Arguments were heard in U.S. District Court on Monday for the suit filed by the Center for Inquiry against Indiana's marriage statute, which the secular group alleges is unconstitutional.
Paul Fidalgo, communications director for the Center for Inquiry, told The Christian Post that nonreligious people should be allowed to choose a nonreligious celebrant solemnizing their marriage.
"We believe that just because a person is nonreligious, that doesn't mean that they shouldn't have the opportunity to be married by the officiant of their choice," said Fidalgo.
"The nonreligious, who often have secular celebrants they would prefer to have play that important role in their lives, deserve the same right."

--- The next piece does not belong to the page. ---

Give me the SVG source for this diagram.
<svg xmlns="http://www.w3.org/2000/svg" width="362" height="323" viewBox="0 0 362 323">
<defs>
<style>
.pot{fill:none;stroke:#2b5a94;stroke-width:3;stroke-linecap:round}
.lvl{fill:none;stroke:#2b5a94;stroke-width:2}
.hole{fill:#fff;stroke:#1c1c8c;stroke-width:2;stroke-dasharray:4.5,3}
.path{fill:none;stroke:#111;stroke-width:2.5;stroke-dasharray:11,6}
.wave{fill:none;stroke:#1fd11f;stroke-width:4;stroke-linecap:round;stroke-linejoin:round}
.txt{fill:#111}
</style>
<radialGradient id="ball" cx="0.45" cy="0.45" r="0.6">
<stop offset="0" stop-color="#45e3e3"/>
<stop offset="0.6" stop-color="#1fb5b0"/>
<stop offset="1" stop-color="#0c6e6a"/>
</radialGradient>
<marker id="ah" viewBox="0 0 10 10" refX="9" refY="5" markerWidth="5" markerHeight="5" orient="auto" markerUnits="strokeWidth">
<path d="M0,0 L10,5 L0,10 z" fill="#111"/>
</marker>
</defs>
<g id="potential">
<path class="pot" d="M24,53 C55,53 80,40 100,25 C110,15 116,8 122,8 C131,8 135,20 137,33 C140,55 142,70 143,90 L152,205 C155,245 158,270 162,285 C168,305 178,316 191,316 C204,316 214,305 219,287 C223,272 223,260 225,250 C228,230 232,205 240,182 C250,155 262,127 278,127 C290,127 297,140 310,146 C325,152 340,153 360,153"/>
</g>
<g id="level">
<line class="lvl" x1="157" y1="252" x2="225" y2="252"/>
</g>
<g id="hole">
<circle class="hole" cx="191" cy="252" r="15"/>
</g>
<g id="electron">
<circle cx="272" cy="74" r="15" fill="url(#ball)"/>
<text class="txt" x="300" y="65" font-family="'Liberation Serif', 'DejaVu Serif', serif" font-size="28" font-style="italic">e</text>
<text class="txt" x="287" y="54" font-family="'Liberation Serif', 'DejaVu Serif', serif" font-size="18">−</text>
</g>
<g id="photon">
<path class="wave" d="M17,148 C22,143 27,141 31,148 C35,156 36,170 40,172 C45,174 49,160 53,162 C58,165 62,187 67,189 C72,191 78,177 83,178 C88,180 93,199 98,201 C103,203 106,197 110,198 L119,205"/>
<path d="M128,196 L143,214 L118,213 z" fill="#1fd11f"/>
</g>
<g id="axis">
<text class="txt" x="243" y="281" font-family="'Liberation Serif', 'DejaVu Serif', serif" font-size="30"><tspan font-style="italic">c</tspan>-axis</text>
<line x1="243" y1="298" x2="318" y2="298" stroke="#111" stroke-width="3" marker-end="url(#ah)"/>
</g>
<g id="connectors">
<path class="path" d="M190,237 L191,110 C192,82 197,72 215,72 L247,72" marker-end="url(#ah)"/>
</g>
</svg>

According to Indiana Code 31-11-6, titled "Authority to Solemnize Marriages," those who can perform marriages include a "member of the clergy of a religious organization (even if the cleric does not perform religious functions for an individual congregation), such as a minister of the gospel, a priest, a bishop, an archbishop, or a rabbi."
The code section also specifically lists certain government officials as well, and specifically names the Friends Church, German Baptists, the Baha'i faith, The Church of Jesus Christ of Latter-day Saints, and an imam of a mosque as groups and individuals who can solemnize marriages.
"Religious believers are not limited to a handful of government functionaries to solemnize their marriages -- they are allowed to have a leader in their faith community perform the ceremony and solemnize their marriage," said Fidalgo.
Bryan Corbin, Public Information Officer for the Office of the Indiana Attorney General, told The Christian Post that presently arguments are being heard over an injunction against the marriage statute.
"The state opposes an injunction, and the court has not ruled yet. Because of the ongoing litigation, there is little comment that our office can make about the case at this time," said Corbin. "We note that the purpose of the statute is for the state to regulate marriage while accommodating religious groups and providing alternatives for nonreligious organizations."
Corbin provided CP with a brief that was filed by the Attorney General's Office on Tuesday, Oct. 9, which states that "there is no constitutional right to solemnize marriages."
"CFI's relatively short history and organizational indifference to marriage are instructive in this regard, as they demonstrate that CFI has no traditional association with marriage, and no philosophy that incorporates marriage in any significant way," reads the brief in part.
"With marriage solemnization, the State has chosen to remain sensitive to the traditional practices of groups for whom marriage is a special, indeed commanded, institution-a rationale that does not apply to CFI."
The Center for Inquiry's case is being handled by the Indiana chapter of the American Civil Liberties Union. With arguments heard, a decision from the district court is still pending.